** Begin Provided data **

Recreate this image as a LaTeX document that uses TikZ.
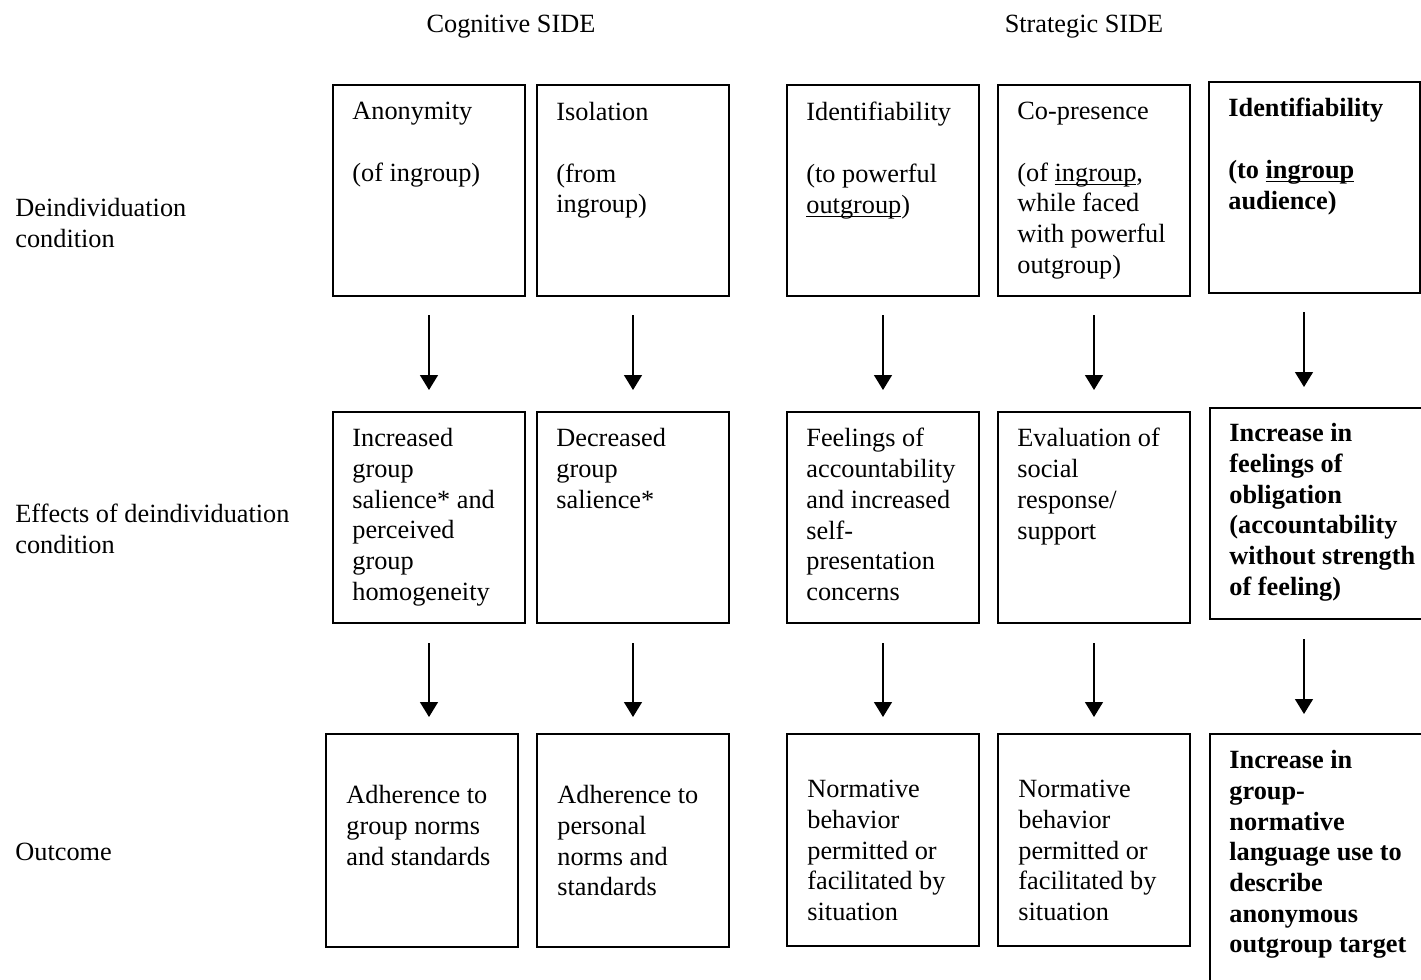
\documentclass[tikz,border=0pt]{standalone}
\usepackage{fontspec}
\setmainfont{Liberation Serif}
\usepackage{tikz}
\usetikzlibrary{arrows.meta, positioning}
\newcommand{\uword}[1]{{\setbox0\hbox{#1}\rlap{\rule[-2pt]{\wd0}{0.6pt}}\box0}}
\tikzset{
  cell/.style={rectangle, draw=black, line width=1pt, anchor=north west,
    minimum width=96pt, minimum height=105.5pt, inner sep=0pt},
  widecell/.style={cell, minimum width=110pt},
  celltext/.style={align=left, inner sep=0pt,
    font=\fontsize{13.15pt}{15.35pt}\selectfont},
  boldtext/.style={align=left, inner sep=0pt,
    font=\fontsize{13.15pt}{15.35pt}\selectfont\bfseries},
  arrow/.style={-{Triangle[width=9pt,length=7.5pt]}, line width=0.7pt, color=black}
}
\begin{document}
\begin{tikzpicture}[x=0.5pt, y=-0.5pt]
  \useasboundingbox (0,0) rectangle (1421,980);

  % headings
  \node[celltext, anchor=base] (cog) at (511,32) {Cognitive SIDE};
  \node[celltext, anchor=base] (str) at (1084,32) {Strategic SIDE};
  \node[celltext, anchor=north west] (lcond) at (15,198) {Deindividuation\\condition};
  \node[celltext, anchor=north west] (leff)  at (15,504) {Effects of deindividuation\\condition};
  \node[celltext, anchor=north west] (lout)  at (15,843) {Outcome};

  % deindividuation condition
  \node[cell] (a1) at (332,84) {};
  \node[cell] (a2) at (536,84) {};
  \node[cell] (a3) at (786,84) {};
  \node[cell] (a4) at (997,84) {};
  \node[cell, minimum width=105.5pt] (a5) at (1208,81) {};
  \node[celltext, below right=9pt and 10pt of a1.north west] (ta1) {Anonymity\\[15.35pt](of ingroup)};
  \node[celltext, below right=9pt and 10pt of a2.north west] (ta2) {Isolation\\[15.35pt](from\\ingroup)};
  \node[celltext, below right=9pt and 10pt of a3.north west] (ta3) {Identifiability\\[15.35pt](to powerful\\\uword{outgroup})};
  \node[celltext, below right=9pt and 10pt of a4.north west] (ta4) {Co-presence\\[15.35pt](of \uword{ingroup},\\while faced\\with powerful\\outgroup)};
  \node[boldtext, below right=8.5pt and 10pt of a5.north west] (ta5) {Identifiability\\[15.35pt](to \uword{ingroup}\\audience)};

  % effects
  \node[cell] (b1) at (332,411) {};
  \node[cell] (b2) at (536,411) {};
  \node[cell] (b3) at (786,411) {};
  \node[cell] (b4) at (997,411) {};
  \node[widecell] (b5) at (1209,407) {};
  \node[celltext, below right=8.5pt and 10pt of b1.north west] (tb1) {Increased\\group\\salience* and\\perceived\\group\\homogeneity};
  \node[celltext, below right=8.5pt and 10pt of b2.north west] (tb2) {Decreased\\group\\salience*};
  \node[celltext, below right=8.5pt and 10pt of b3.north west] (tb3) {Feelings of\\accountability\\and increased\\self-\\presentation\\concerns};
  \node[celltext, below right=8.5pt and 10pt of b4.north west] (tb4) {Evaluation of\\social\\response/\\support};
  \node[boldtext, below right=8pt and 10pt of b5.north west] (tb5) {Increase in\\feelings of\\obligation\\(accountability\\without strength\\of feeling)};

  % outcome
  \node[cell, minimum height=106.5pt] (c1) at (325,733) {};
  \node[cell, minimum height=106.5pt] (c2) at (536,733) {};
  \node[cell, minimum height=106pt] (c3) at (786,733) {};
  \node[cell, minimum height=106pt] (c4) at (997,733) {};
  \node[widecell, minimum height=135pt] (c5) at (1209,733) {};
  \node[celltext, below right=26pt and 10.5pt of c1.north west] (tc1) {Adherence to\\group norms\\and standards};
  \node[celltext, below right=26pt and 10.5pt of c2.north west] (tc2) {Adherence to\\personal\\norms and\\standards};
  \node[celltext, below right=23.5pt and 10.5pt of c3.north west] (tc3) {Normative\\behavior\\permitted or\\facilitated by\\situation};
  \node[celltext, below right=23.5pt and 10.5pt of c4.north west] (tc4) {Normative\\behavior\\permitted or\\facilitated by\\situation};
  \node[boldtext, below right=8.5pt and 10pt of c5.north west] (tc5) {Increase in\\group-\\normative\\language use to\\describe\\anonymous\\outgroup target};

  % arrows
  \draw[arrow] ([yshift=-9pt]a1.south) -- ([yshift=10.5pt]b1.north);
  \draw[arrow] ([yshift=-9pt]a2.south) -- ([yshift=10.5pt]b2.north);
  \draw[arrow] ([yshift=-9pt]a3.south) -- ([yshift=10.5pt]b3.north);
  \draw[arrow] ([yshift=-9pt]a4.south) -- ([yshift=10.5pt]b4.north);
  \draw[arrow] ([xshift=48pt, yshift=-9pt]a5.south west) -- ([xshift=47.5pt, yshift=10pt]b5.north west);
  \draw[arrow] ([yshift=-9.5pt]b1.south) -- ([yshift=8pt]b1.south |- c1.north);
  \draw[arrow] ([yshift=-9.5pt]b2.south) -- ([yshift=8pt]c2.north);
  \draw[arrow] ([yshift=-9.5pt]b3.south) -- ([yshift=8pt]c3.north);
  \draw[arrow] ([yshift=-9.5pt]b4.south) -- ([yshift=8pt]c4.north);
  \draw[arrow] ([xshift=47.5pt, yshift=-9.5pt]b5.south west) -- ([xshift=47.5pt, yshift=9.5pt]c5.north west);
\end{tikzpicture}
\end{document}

** End Provided data **

Goal: Return, unchanged, the lines from the first line of the material through the line that holds "(0,0) rectangle (1421,980);", inclusive, omitting pictures.

Written answer:
Recreate this image as a LaTeX document that uses TikZ.
\documentclass[tikz,border=0pt]{standalone}
\usepackage{fontspec}
\setmainfont{Liberation Serif}
\usepackage{tikz}
\usetikzlibrary{arrows.meta, positioning}
\newcommand{\uword}[1]{{\setbox0\hbox{#1}\rlap{\rule[-2pt]{\wd0}{0.6pt}}\box0}}
\tikzset{
  cell/.style={rectangle, draw=black, line width=1pt, anchor=north west,
    minimum width=96pt, minimum height=105.5pt, inner sep=0pt},
  widecell/.style={cell, minimum width=110pt},
  celltext/.style={align=left, inner sep=0pt,
    font=\fontsize{13.15pt}{15.35pt}\selectfont},
  boldtext/.style={align=left, inner sep=0pt,
    font=\fontsize{13.15pt}{15.35pt}\selectfont\bfseries},
  arrow/.style={-{Triangle[width=9pt,length=7.5pt]}, line width=0.7pt, color=black}
}
\begin{document}
\begin{tikzpicture}[x=0.5pt, y=-0.5pt]
  \useasboundingbox (0,0) rectangle (1421,980);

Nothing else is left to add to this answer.